One of Ireland’s oldest phone boxes set to be reinstalled in Dublin
Campaigner says many attractive fixtures of the city’s northside have been removed
The refurbished 1920s telephone box which once stood on Parkgate Street, Dublin. Photograph: Eir
One of the oldest telephone boxes in Ireland could be reinstalled on a street in Dublin if the right location can be found, Eir and Dublin City Council have indicated.
The 1920s telephone box was originally on Parkgate Street, near the Seán Houston Bridge, but was moved to Dawson Street, on the city’s southside in the 1990s. When the Luas cross city plans got under way, the kiosk was placed in storage.
At a council meeting last month, councillor Ciarán Cuffe, now a Green Party MEP, asked for the kiosk to be reinstated on Parkgate Street.
Mr Cuffe said moving the phone box to the southside had been part of a pattern of relocating attractive items of street furniture from poorer parts of the city to more affluent areas.

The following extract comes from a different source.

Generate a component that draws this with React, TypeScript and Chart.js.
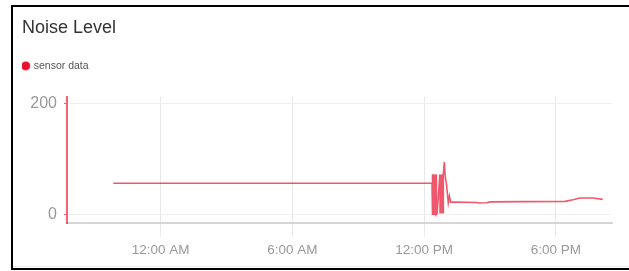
import { useEffect, useRef } from 'react';
import { Chart, registerables } from 'chart.js';

Chart.register(...registerables);

const CHART_TITLE = 'Noise Level';
const SERIES_LABEL = 'sensor data';

// hours relative to midnight
const TIME_HOURS = [
  -2.16, 12.36,
  12.365, 12.37, 12.375, 12.38, 12.385, 12.39, 12.395, 12.4, 12.405, 12.41, 12.415, 12.42,
  12.425, 12.43, 12.435, 12.44, 12.445, 12.45, 12.455, 12.46, 12.465, 12.47, 12.475, 12.48,
  12.485, 12.49, 12.495, 12.5, 12.505, 12.51, 12.515, 12.52, 12.525, 12.53, 12.535, 12.54,
  12.545, 12.55, 12.555, 12.56, 12.565, 12.57, 12.59, 12.72,
  12.725, 12.73, 12.735, 12.74, 12.745, 12.75, 12.755, 12.76, 12.765, 12.77, 12.775, 12.78,
  12.785, 12.79, 12.795, 12.8, 12.805, 12.81, 12.815, 12.82, 12.825, 12.83, 12.835, 12.84,
  12.845, 12.85, 12.855, 12.86, 12.865, 12.87, 12.875, 12.88,
  12.92, 12.96, 13.02, 13.1, 13.15, 13.21, 13.41, 14.4, 14.5, 14.85, 15.0, 16.5, 18.42, 18.78,
  19.1, 19.69, 20.14,
];
const NOISE_VALUES = [
  57, 57,
  73, 0, 73, 2, 73, 0, 72, 1, 73, 0, 73, 0,
  73, 1, 72, 0, 73, 2, 73, 0, 72, 1, 73, 0,
  73, 0, 72, 1, 73, 0, 73, 2, 72, 0, 73, 1,
  73, 0, 72, 0, 73, 1, 2, 73,
  4, 73, 5, 72, 4, 73, 6, 73, 4, 72, 5, 73,
  4, 73, 6, 72, 5, 73, 4, 73, 5, 72, 4, 73,
  6, 73, 5, 72, 4, 73, 6, 73,
  95, 70, 55, 22, 34, 23, 23, 22.5, 21.5, 22, 23.5, 24, 24.5, 27.5,
  30.5, 30.5, 28,
];

const X_TICK_HOURS = [0, 6, 12, 18];
const X_TICK_LABELS = ['12:00 AM', '6:00 AM', '12:00 PM', '6:00 PM'];
const Y_TICK_VALUES = [0, 200];

const FONT = "'Liberation Sans', Arial, sans-serif";

export default function App() {
  const canvasRef = useRef<HTMLCanvasElement | null>(null);

  useEffect(() => {
    const canvas = canvasRef.current;
    if (!canvas) return;

    const legendSpacer = {
      id: 'legendSpacer',
      beforeInit(chart: any) {
        const legend = chart.legend;
        if (!legend) return;
        const orig = legend.fit;
        legend.fit = function () {
          orig.call(this);
          this.height += 15.5;
        };
      },
    };

    // card frame: black left, top and bottom edges, faint inner line near the bottom
    const cardFrame = {
      id: 'cardFrame',
      beforeDraw(chart: any) {
        const ctx = chart.ctx;
        const w = chart.width;
        ctx.save();
        ctx.fillStyle = '#fff';
        ctx.fillRect(0, 0, w, chart.height);
        ctx.fillStyle = '#000';
        ctx.fillRect(11, 5, w - 11, 2);
        ctx.fillRect(11, 5, 2, 265);
        ctx.fillRect(11, 268, w - 11, 2);
        ctx.fillStyle = '#eee';
        ctx.fillRect(13, 266, w - 13, 1);
        ctx.restore();
      },
    };

    const points = TIME_HOURS.map((t, i) => ({ x: t, y: NOISE_VALUES[i] }));

    const chart = new Chart(canvas, {
      type: 'line',
      data: {
        datasets: [
          {
            label: SERIES_LABEL,
            data: points,
            borderColor: 'rgba(232,17,45,0.7)',
            backgroundColor: 'rgb(232,17,45)',
            borderWidth: 1.6,
            pointRadius: 0,
            tension: 0,
            fill: false,
          },
        ],
      },
      options: {
        animation: false,
        responsive: false,
        devicePixelRatio: 1,
        layout: { padding: { left: 22, right: 17, top: 0, bottom: 0 } },
        plugins: {
          title: {
            display: true,
            text: CHART_TITLE,
            align: 'start',
            color: '#333',
            font: { family: FONT, size: 18, weight: 'normal' },
            padding: { top: 17, bottom: 21 },
          },
          legend: {
            display: true,
            align: 'start',
            labels: {
              usePointStyle: true,
              pointStyle: 'circle',
              boxWidth: 5.5,
              boxHeight: 5.5,
              padding: 1,
              color: '#555',
              font: { family: FONT, size: 10.5 },
            },
          },
          tooltip: { enabled: false },
        },
        scales: {
          x: {
            type: 'linear',
            min: -4.27,
            max: 20.56,
            afterBuildTicks: (scale: any) => {
              scale.ticks = X_TICK_HOURS.map((v) => ({ value: v }));
            },
            afterFit: (scale: any) => {
              scale.height = 48;
            },
            grid: {
              color: '#e8e8e8',
              tickColor: '#e8e8e8',
              tickLength: 14,
              lineWidth: 1,
            },
            border: { color: '#d6d6d6', width: 2 },
            ticks: {
              color: '#999',
              padding: 5,
              maxRotation: 0,
              font: { family: FONT, size: 13.5 },
              callback: (v: any) => {
                const i = X_TICK_HOURS.indexOf(Number(v));
                return i >= 0 ? X_TICK_LABELS[i] : '';
              },
            },
          },
          y: {
            type: 'linear',
            min: -14.5,
            max: 213,
            afterBuildTicks: (scale: any) => {
              scale.ticks = Y_TICK_VALUES.map((v) => ({ value: v }));
            },
            afterFit: (scale: any) => {
              scale.width = 45;
            },
            grid: {
              color: '#efefef',
              tickColor: 'rgba(232,17,45,0.7)',
              tickLength: 3,
              lineWidth: 1,
            },
            border: { color: 'rgba(232,17,45,0.65)', width: 2 },
            ticks: {
              color: '#999',
              padding: 7,
              font: { family: FONT, size: 16 },
            },
          },
        },
      },
      plugins: [legendSpacer, cardFrame],
    });

    return () => {
      chart.destroy();
    };
  }, []);

  return (
    <canvas
      ref={canvasRef}
      width={629}
      height={271}
      style={{ position: 'fixed', left: 0, top: 0, width: 629, height: 271 }}
    />
  );
}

It is “part of a wider trend of beautiful pieces of unique street furniture disappearing,” he said. “They’re such a lovely part of Dublin and once they’re gone it’s very difficult to get them back,” he said.

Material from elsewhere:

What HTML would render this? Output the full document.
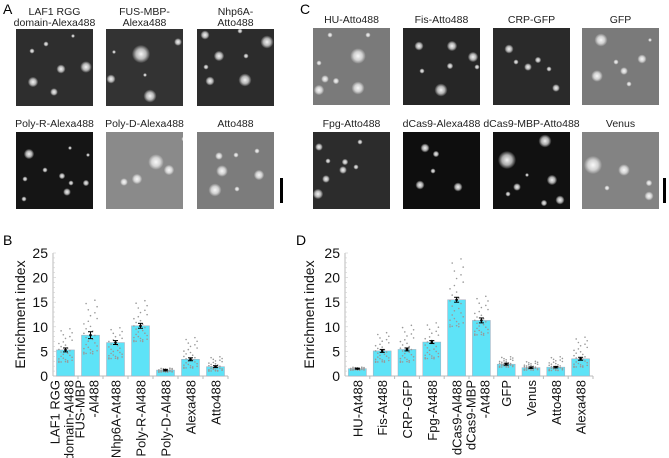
<!DOCTYPE html>
<html><head><meta charset="utf-8"><style>
body{margin:0;background:#fff;width:669px;height:458px;overflow:hidden;font-family:"Liberation Sans",sans-serif}
svg{display:block}
</style></head><body>
<svg id="fig" width="669" height="458" viewBox="0 0 669 458" font-family="Liberation Sans, sans-serif">
<defs>
<radialGradient id="dot"><stop offset="0" stop-color="#fff" stop-opacity="0.95"/><stop offset="0.55" stop-color="#fff" stop-opacity="0.65"/><stop offset="1" stop-color="#fff" stop-opacity="0"/></radialGradient>
</defs>
<g id="panels"></g>
<g id="chartB"></g>
<g id="chartD"></g>
</svg>
<script>
// ---- chart data ----
const catsB = ["LAF1 RGG|domain-Al488","FUS-MBP|-Al488","Nhp6A-At488","Poly-R-Al488","Poly-D-Al488","Alexa488","Atto488"];
const valsB = [5.3, 8.3, 6.8, 10.2, 1.2, 3.4, 1.9];
const errB = [0.4, 0.7, 0.4, 0.5, 0.15, 0.3, 0.2];
const loB = [2.8, 4.5, 3.5, 7.0, 0.8, 1.6, 1.0];
const hiB = [9.6, 15.4, 9.8, 15.3, 1.6, 7.8, 3.9];
const catsD = ["HU-At488","Fis-At488","CRP-GFP","Fpg-At488","dCas9-Al488","dCas9-MBP|-At488","GFP","Venus","Atto488","Alexa488"];
const valsD = [1.5, 5.1, 5.4, 6.9, 15.5, 11.3, 2.4, 1.7, 1.8, 3.5];
const errD = [0.1, 0.3, 0.3, 0.3, 0.5, 0.5, 0.2, 0.15, 0.15, 0.3];
const loD = [1.2, 2.8, 2.8, 3.5, 10.0, 8.3, 1.8, 1.2, 1.1, 1.8];
const hiD = [1.8, 8.8, 10.3, 10.8, 23.8, 16.2, 3.9, 3.0, 3.9, 7.9];
const yTicks = [0,5,10,15,20,25];

const NS="http://www.w3.org/2000/svg";
function mk(tag,attrs,parent){const e=document.createElementNS(NS,tag);for(const k in attrs)e.setAttribute(k,attrs[k]);parent.appendChild(e);return e;}

function drawChart(gid, cats, vals, errs, lo, hi, x0, x1, letter, lx, titleX){
  const g=document.getElementById(gid);
  
  
  const yTop=253, yBot=376;
  const y=v=>yBot-(v/25)*(yBot-yTop);
  const band=(x1-x0)/cats.length;
  const xc=i=>x0+band*(i+0.5);
  const L=mk('text',{x:lx,y:245,'font-size':14},g);L.textContent=letter;
  
  
  const ax=mk('line',{x1:x0,y1:yTop,x2:x0,y2:yBot,stroke:'#bbb','stroke-width':1},g);
  
  
  const bx=mk('line',{x1:x0,y1:yBot,x2:x1,y2:yBot,stroke:'#bbb','stroke-width':1},g);
  
  
  for(let v=0;v<=25;v++){mk('line',{x1:x0,x2:x0+(v%5===0?3:2),y1:y(v),y2:y(v),stroke:'#ccc','stroke-width':0.6},g);}
  yTicks.forEach(t=>{const e=mk('text',{x:x0-5,y:y(t)+5,'font-size':14,'text-anchor':'end',fill:'#111'},g);e.textContent=t;
    
    });
  const tt=mk('text',{transform:`translate(${titleX},${(yTop+yBot)/2}) rotate(-90)`,'font-size':14,'text-anchor':'middle',fill:'#111'},g);
  tt.textContent='Enrichment index';
  
  
  cats.forEach((c,i)=>{
    const bw=18, cx=xc(i);
    mk('line',{x1:x0+band*(i+1),x2:x0+band*(i+1),y1:yBot,y2:yBot+3,stroke:'#bbb'},g);
    const r=mk('rect',{x:cx-bw/2,y:y(vals[i]),width:bw,height:yBot-y(vals[i]),fill:'#5ee3f7',stroke:'#aab','stroke-width':0.5},g);
    
    
    const n=30;
    for(let k=0;k<n;k++){
      const f=((k*11)%n)/(n-1);
      const v=lo[i]+(hi[i]-lo[i])*Math.pow(f,1.8);
      const dx=((k%7)-3)*2.2;
      mk('circle',{cx:cx+dx,cy:y(v),r:0.8,fill:'#999'},g);
    }
    const e=errs[i];
    mk('line',{x1:cx,x2:cx,y1:y(vals[i]+e),y2:y(vals[i]-e),stroke:'#000','stroke-width':1},g);
    mk('line',{x1:cx-2.5,x2:cx+2.5,y1:y(vals[i]+e),y2:y(vals[i]+e),stroke:'#000'},g);
    mk('line',{x1:cx-2.5,x2:cx+2.5,y1:y(vals[i]-e),y2:y(vals[i]-e),stroke:'#000'},g);
    mk('circle',{cx:cx,cy:y(vals[i]),r:1.3,fill:'#000'},g);
    const lines=c.split('|');
    lines.forEach((ln,j)=>{
      const base=lines.length===2?(j===0?cx-6:cx+8):cx+5;
      const t=mk('text',{transform:`translate(${base},${yBot+4}) rotate(-90)`,'font-size':13,'text-anchor':'end',fill:'#111'},g);
      t.textContent=ln;
      
      
    });
  });
}
drawChart('chartB',catsB,valsB,errB,loB,hiB,53,228,'B',3,25);
drawChart('chartD',catsD,valsD,errD,loD,hiD,345,593,'D',296,314);

// ---- microscopy panels ----
const P=document.getElementById('panels');
const tiles=[
 {x:16,y:29,t:["LAF1 RGG","domain-Alexa488"],bg:'#2e2e2e',d:[[16,22,2],[30,15,2],[45,40,3.5],[70,38,4.5],[17,53,4],[38,63,3],[57,7,1.5]]},
 {x:106,y:29,t:["FUS-MBP-","Alexa488"],bg:'#333',d:[[35,25,7],[5,50,3.5],[44,67,5],[72,13,3],[39,46,1.5],[8,23,1.5]]},
 {x:197,y:29,t:["Nhp6A-","Atto488"],bg:'#2c2c2c',d:[[8,6,3.5],[70,13,5],[22,27,4],[43,2,2],[9,38,2],[48,51,5],[13,52,3.5],[49,27,2]]},
 {x:16,y:132,t:["Poly-R-Alexa488"],bg:'#151515',d:[[13,22,4],[29,38,2],[46,44,2.5],[55,51,2],[51,60,3],[9,47,2],[8,67,2],[54,16,1.5],[72,23,1.5],[70,51,2.5]]},
 {x:106,y:132,t:["Poly-D-Alexa488"],bg:'#8a8a8a',d:[[50,30,6],[63,38,4],[31,47,4],[18,50,3],[78,7,2]]},
 {x:197,y:132,t:["Atto488"],bg:'#7c7c7c',d:[[22,24,3],[25,39,4.5],[18,58,5],[62,43,4],[40,57,2],[39,23,2],[60,19,2]]},
 {x:313,y:28,t:["HU-Atto488"],bg:'#7a7a7a',d:[[45,28,6],[45,60,5],[12,51,3],[23,53,2.5],[6,35,2],[17,7,2],[6,62,4],[55,7,2]]},
 {x:403,y:28,t:["Fis-Atto488"],bg:'#262626',d:[[16,18,3.5],[49,18,4],[70,29,4],[38,62,5],[47,38,2.5],[19,43,2],[74,39,2]]},
 {x:493,y:28,t:["CRP-GFP"],bg:'#2a2a2a',d:[[16,21,3.5],[45,32,2.5],[35,39,3],[63,60,3],[23,34,2],[56,41,2]]},
 {x:582,y:28,t:["GFP"],bg:'#7a7a7a',d:[[19,12,5],[15,48,4.5],[42,43,3],[60,31,3.5],[34,34,2],[47,56,2],[68,12,1.5]]},
 {x:313,y:132,t:["Fpg-Atto488"],bg:'#2c2c2c',d:[[6,15,3],[5,62,4],[32,30,2.5],[30,38,3],[15,29,2],[13,47,3],[43,35,2],[47,10,2]]},
 {x:403,y:132,t:["dCas9-Alexa488"],bg:'#0e0e0e',d:[[22,16,3.5],[33,22,2.5],[17,53,3.5],[55,55,3.5],[30,39,2]]},
 {x:493,y:132,t:["dCas9-MBP-Atto488"],bg:'#111',d:[[14,28,7],[52,9,5],[59,48,4],[67,68,3.5],[24,55,3],[51,71,2.5],[15,62,2],[34,43,1.5]]},
 {x:582,y:132,t:["Venus"],bg:'#838383',d:[[11,33,7],[42,38,4.5],[67,51,2.5],[67,64,3.5],[25,56,2]]},
];
tiles.forEach((tl,i)=>{
  const g=mk('g',{},P);
  
  
  mk('rect',{x:tl.x,y:tl.y,width:77,height:77,fill:tl.bg},g);
  tl.d.forEach(d=>mk('circle',{cx:tl.x+d[0],cy:tl.y+d[1],r:d[2]*1.3,fill:'url(#dot)'},g));
  tl.t.forEach((s,j)=>{
    const ty=tl.t.length===2?tl.y-14+j*11:tl.y-5;
    const t=mk('text',{x:tl.x+38.5,y:ty,'font-size':10.5,'text-anchor':'middle',fill:'#222'},g);
    t.textContent=s;
    
    
  });
});
[[280,178],[663,178]].forEach(p=>{const r=mk('rect',{x:p[0],y:p[1],width:3,height:25,fill:'#000'},P);
  
  });
[['A',3,14],['C',300,14]].forEach(p=>{const t=mk('text',{x:p[1],y:p[2],'font-size':14},P);t.textContent=p[0];
  
  });
</script>
</body></html>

He told The Irish Times that local resident Ken McCue brought the matter to his attention. Mr McCue, a cultural planner who worked on the heritage area regeneration project for the markets area of Dublin in the mid-00s, said many fixtures had been removed from the northside and either relocated to more affluent areas or sold to private buyers.
He pointed to the mill stone from St Mary’s Abbey which was apparently sold to a buyer in the UK; cobble sets from Smithfield which ended up in Trinity College; lamp standards from Smithfield moved to a driveway in Howth and a Victorian post box which was taken away from Henrietta Street.
Mr McCue said he believed the phone kiosk was probably a copy of the early British phone boxes designed by architect Sir Giles Gilbert Scott. “His next job was the Liverpool Cathedral,” said Mr McCue. “If you look at the shape of it, it looks like a giant telephone box.”
In response to Mr Cuffe’s request, Dublin City Council said: “The 1920s telephone kiosk on Dawson Street, the last of its kind in Dublin city, is the property of Eir (one still exists in Foxrock village).
“The kiosk was removed by Eir from Dawson Street during the Luas Cross City Works, and it is understood to have been put on display at Eir’s headquarters in Kilmainham. We are awaiting a response from a representative of Eir regarding the current whereabouts of the kiosk.”
When contacted by The Irish Times, Eir said: “The phone box is in storage in Eir, it has been refurbished. A decision is still to be made on where the phone box will be installed for the future; the team are discussing at the head office in Eir and they would absolutely be open to reinstalling it back in Dublin city if the right location could be found.”
Mr McCue said the right location is “back where it was” on Parkgate Street.